Yesterday when I was in the greenhouse I glanced out and was horrified to see that the Cypress by the gate was billowing with smoke; I thought someone must have set the tree on fire – but no as I looked at all the Cypresses they all looked as if smoke was blowing away from them. Then, of course, I realised that it wasn’t smoke but the fine dust-like pollen! I pity anyone with an allergy, the pollen is so fine it filled the air and there would be no way of avoiding inhaling the pollen. Stranger still was the fact that the day seemed to be completely still (after days of strong wind), yet the pollen didn’t stream off the trees constantly but in gusts.
Today was cloudy but not cold; ideal for taking some photographs showing the advance of spring.
Anemone coronaria ‘Sylphide’
More Anemones are opening their buds around the garden; I have sown the seed I saved last year; I want to be able to have them all around the garden and have enough to pick for a vase.
Anemone coronaria ‘The Bride’
The white Anemones remain with short stems; they are the most prolific Anemone in the garden but grow with consistently short stems – very annoying.
The formal beds looking towards the left hand border
You can see Anemone coronaria ‘The Bride’ on the left and Euphorbia rigida peeping out between evergreen shrubs giving a shot of early colour all around the garden.
Rosemary has been flowering since the autumn but there seem to be even more flowers at the moment.
deep purple crocus
Hyacinth ‘Miss Saigon’
Hyacinths have been in the ground for several years now, I planted more last autumn too. They reliably return each year giving a punch of strong colour just when we need it most.

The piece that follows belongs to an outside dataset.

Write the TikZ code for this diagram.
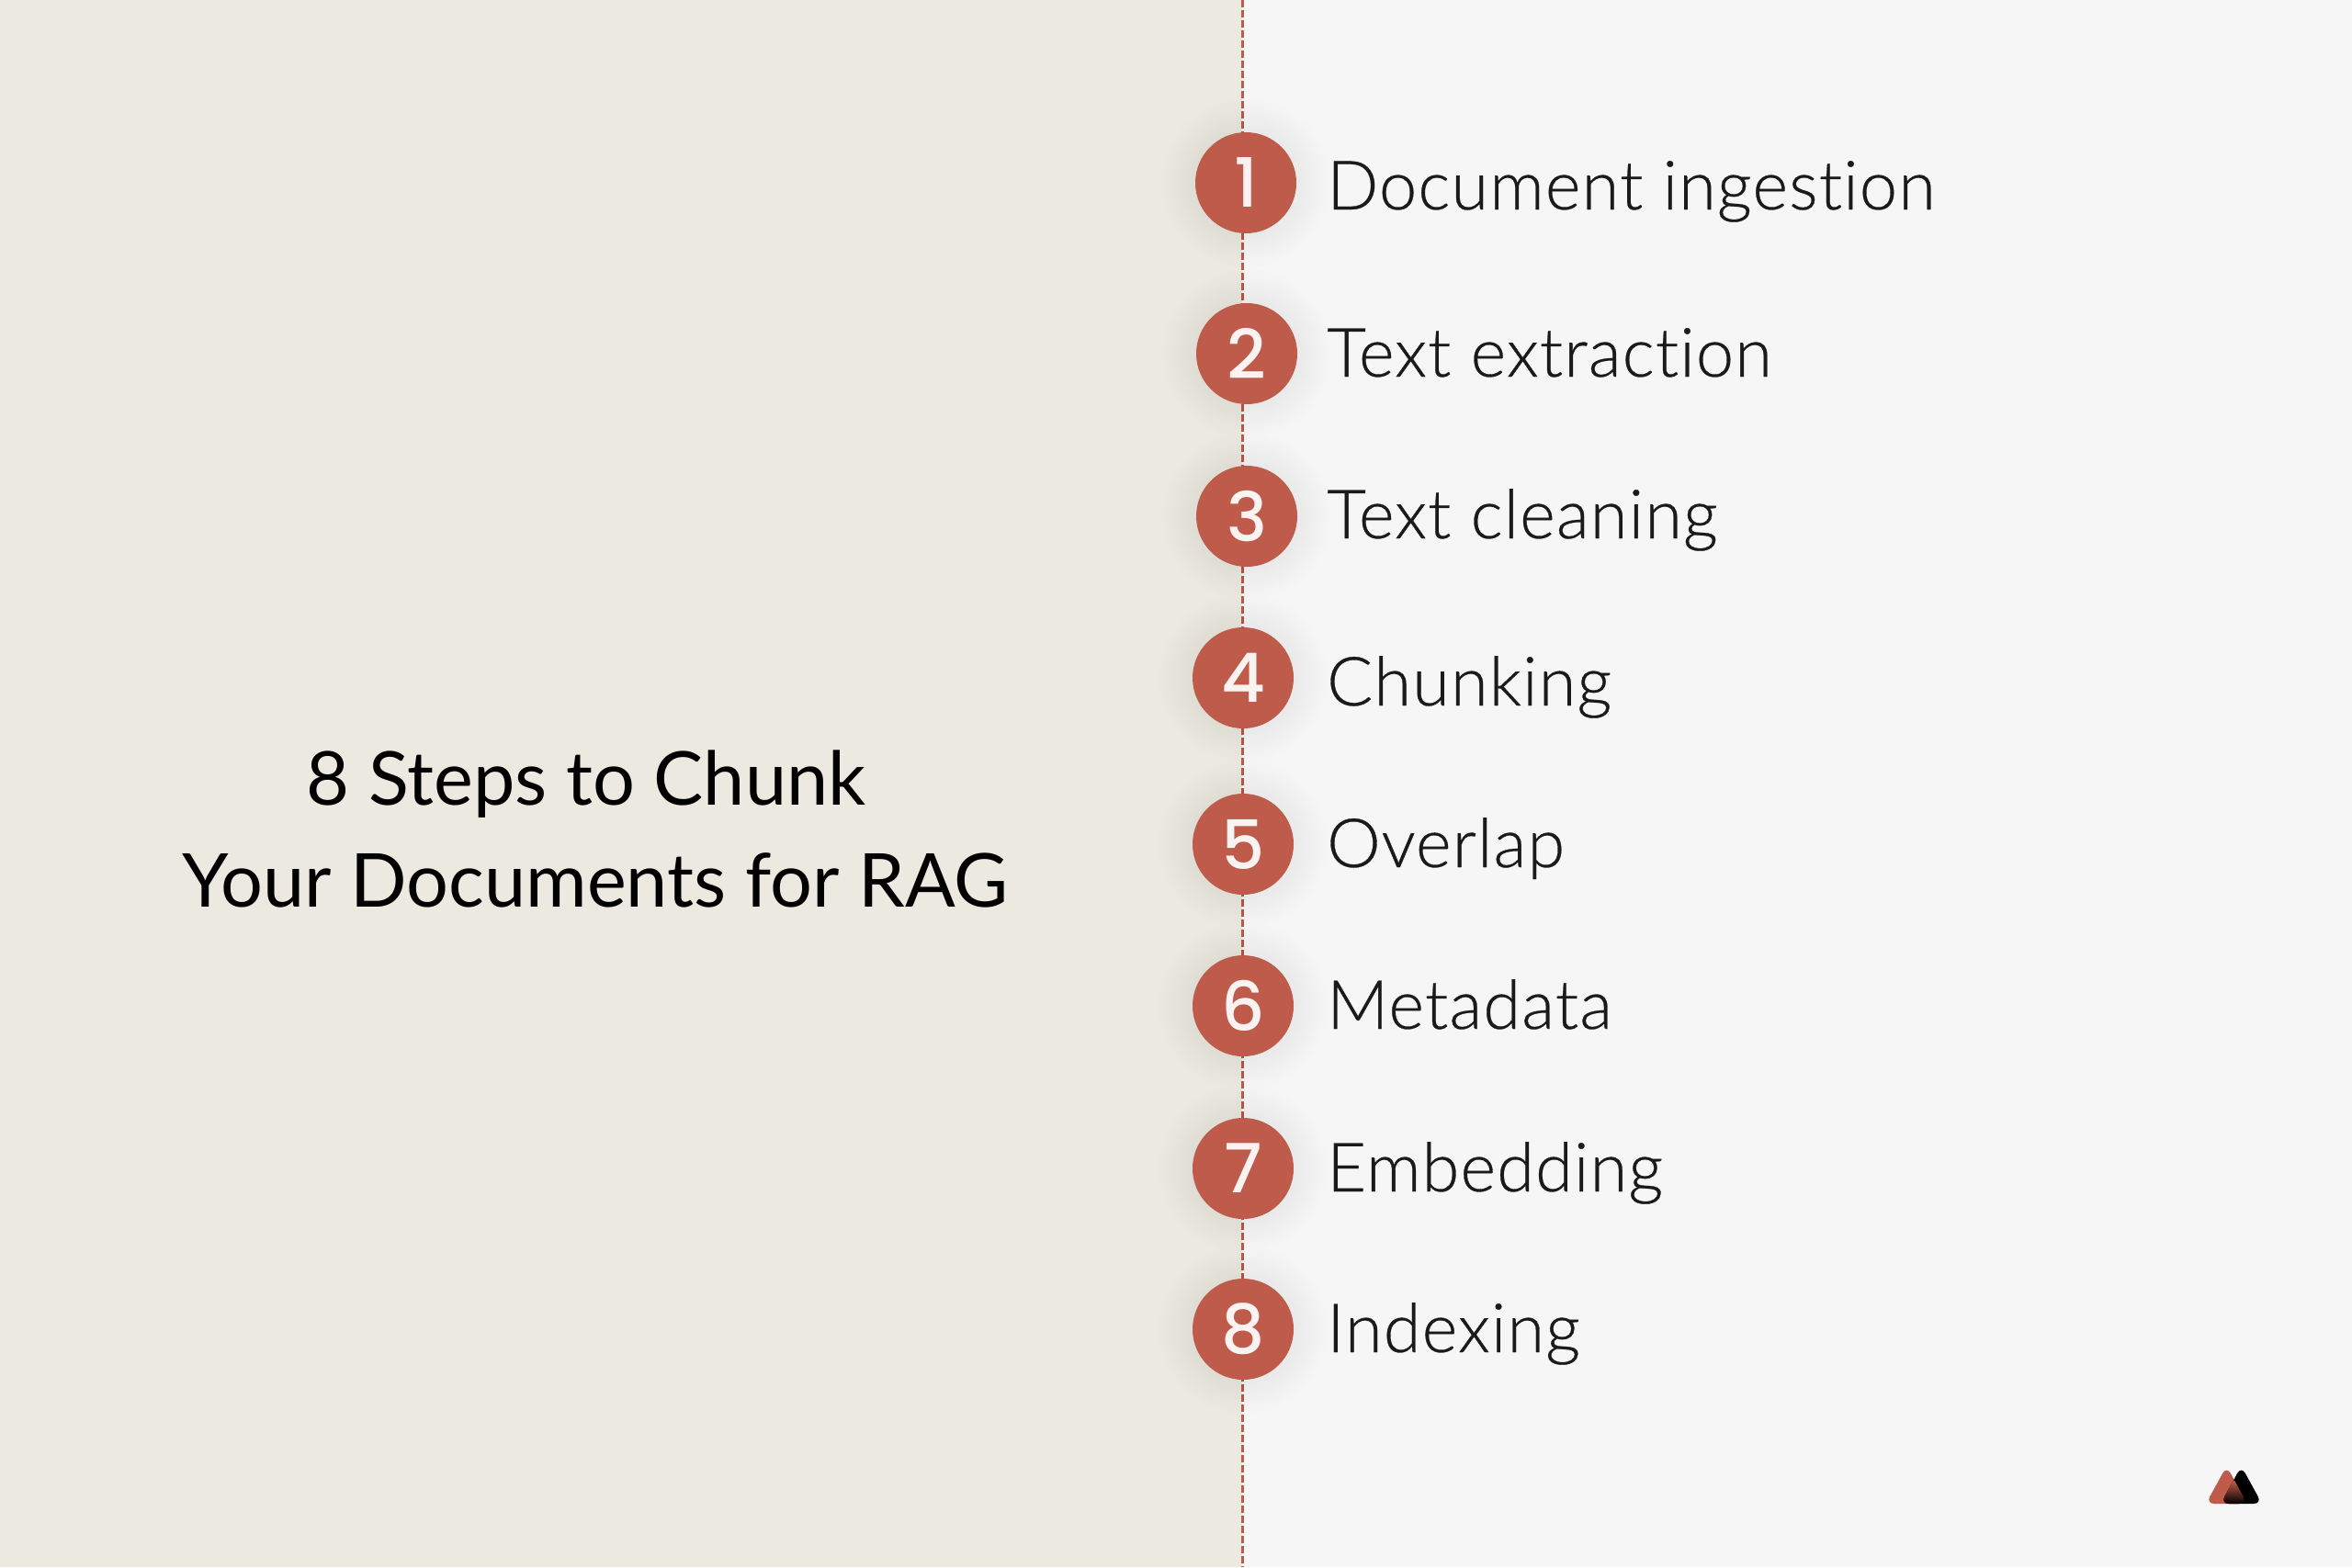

Hyacinth from a mixed pack of blues
Grevillia rosmarinifolia, another plant that has been flowering for most of February. This Grevillia is very hardy, I would like to try some of the other varieties but I rarely see them in nurseries here.
Top of drive border
You can tell it is winter by the patch of bright green in the field beyond the garden, it would be golden or brown in summer.

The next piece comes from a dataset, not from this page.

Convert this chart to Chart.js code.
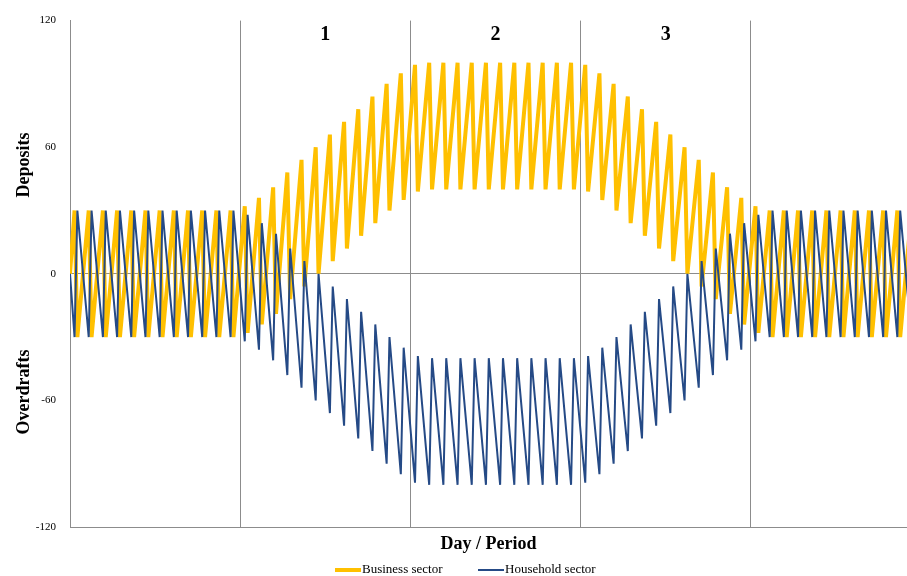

I think there are more blooms on the wonderful fragrant Lonicera than I’ve ever seen before. Maybe due in part to more rain last summer.
So much perfume from such tiny flowers.
Iris reticulata ‘Harmony’
Iris reticulata ‘Harmony’ are blooming all around the garden at the moment; I love them. This variety returns well each year but other varieties are less sure. After seeing the wonderful selection of varieties Chloris at The Blooming Garden has, I hope to try some different ones next year.
I hope the good gardening weather continues everywhere. Readers in the UK might like to contemplate that their temperatures this past week have been between 5 to 15 degrees higher than here in central Italy where last weekend we had a icy winds from the north. Even yesterday, which was a glorious day our temperatures didn’t rise above 18°C.